Ithyphallic – Technical term in art and anthropology scholarship for figures with a disproportionately large penis. “Hentai is inherently ithyphallic.” 
Thank you for opening the door to two-word examples, because I have a new favorite one: batgirl quicksand.
“kerfuffle” is a favorite of mine. I rarely get to use it.
The word that would not die.
Is it snark at this point, or has it descended into a running in-joke? This is the third thread that I’ve found it in. Second, if you don’t count the original. (Fourth if you count the poll.)
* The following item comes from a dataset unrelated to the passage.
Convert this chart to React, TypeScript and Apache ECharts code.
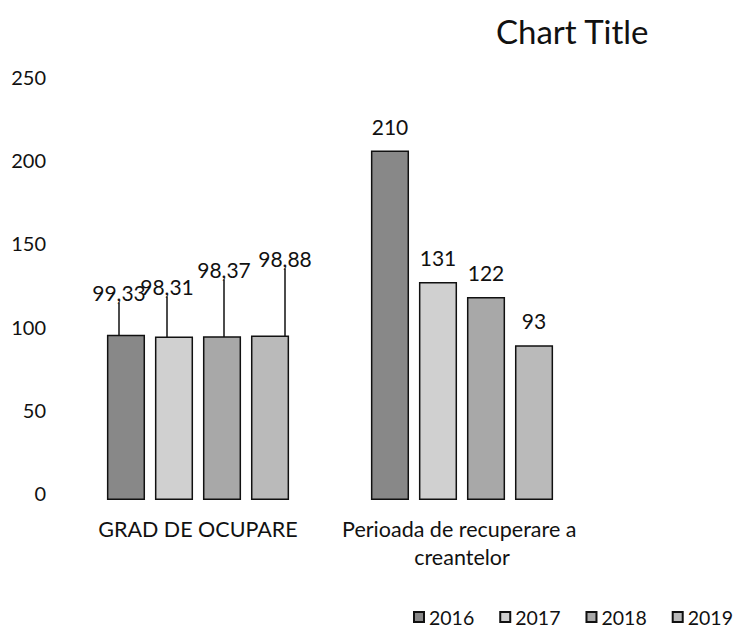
import React, { useEffect, useRef } from "react";
import * as echarts from "echarts";

const categories = ["GRAD DE OCUPARE", "Perioada de recuperare a creantelor"];
const seriesNames = ["2016", "2017", "2018", "2019"];
const values2016 = [99.33, 210];
const values2017 = [98.31, 131];
const values2018 = [98.37, 122];
const values2019 = [98.88, 93];
const yTicks = { min: 0, max: 250, interval: 50 };

const colors = ["#888888", "#d0d0d0", "#a8a8a8", "#bababa"];
// label positions (px) for the first category's moved labels
const movedLabelPos = [
  [119, 292],
  [167, 286],
  [224, 269],
  [285, 258],
];

export default function App() {
  const ref = useRef<HTMLDivElement>(null);
  useEffect(() => {
    if (!ref.current) return;
    const chart = echarts.init(ref.current, null, { renderer: "svg" });
    const all = [values2016, values2017, values2018, values2019];
    const font = "Lato, 'Open Sans', sans-serif";
    chart.setOption({
      animation: false,
      backgroundColor: "#ffffff",
      title: {
        text: "Chart Title",
        left: 491,
        top: 9,
        textStyle: { fontFamily: font, fontSize: 33, fontWeight: "normal", color: "#111" },
      },
      legend: {
        data: seriesNames,
        left: 408,
        top: 602,
        width: 329,
        itemWidth: 10,
        itemHeight: 10,
        itemGap: 25,
        icon: "rect",
        textStyle: { fontFamily: font, fontSize: 19.5, color: "#111" },
      },
      grid: { left: 66, width: 528, top: 84, height: 416, containLabel: false },
      xAxis: {
        type: "category",
        data: categories,
        axisLine: { show: false },
        axisTick: { show: false },
        axisLabel: {
          margin: 15,
          fontFamily: font,
          fontSize: 21.5,
          color: "#111",
          width: 262,
          overflow: "break",
          lineHeight: 28,
          interval: 0,
        },
      },
      yAxis: {
        type: "value",
        min: yTicks.min,
        max: yTicks.max,
        interval: yTicks.interval,
        splitLine: { show: false },
        axisLine: { show: false },
        axisTick: { show: false },
        axisLabel: {
          margin: 20,
          fontFamily: font,
          fontSize: 20,
          color: "#111",
          verticalAlign: "bottom",
          lineHeight: 14,
        },
      },
      series: seriesNames.map((name, si) => ({
        name,
        type: "bar",
        barGap: "26%",
        barCategoryGap: "31%",
        itemStyle: { color: colors[si], borderColor: "#111", borderWidth: 1.5 },
        label: {
          show: true,
          position: "top",
          distance: 14,
          fontFamily: font,
          fontSize: 21,
          color: "#111",
          formatter: (p: any) => String(p.value).replace(".", ","),
        },
        labelLine: { show: false },
        labelLayout: (p: any) => {
          if (p.dataIndex === 0) {
            const pos = movedLabelPos[si];
            return { x: pos[0], y: pos[1], align: "center", verticalAlign: "middle" };
          }
          return {};
        },
        data: all[si].map((v, di) =>
          di === 0
            ? { value: v, labelLine: { show: true, lineStyle: { color: "#111", width: 1.5 } } }
            : { value: v }
        ),
      })),
    });
    return () => chart.dispose();
  }, []);
  return (
    <div
      ref={ref}
      style={{ position: "absolute", left: 0, top: 0, width: 737, height: 628 }}
    />
  );
}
And I’ve never found the opportunity to use the word coprophagus, which the Urban Dictionary claims is a Zombie of little brain. I found that out when I checked on the spelling. Also that there is a band going by that name. Ah, kids today.
If you combine it with ‘rictus’, you have a shit-eating grin. Which reminds me of a line in Gaiman’s American Gods. “He grinned like a fox eating shit off a barbed wire fence.” If that isn’t an old folk usage, it ought to be.
Tomfoolery, kerfuffle, copacetic have all been mentioned.
Subsume is a new favorite of mine.
Epiphany, not the religious context, is one of my personal favorites.
Lollygaggying.
I missed my chance at Necronomi-con last year when the theme was “phobias”, and your nametag had some phobias you could check off if you “had” them. One was coulrophobia, fear of clowns. Another was somniphobia, fear of sleep.
Too late I figured out the perfect joke. I could have pencilled in “Somnicoulrophagophobia”, which is close to “can’t sleep, clowns will eat me”.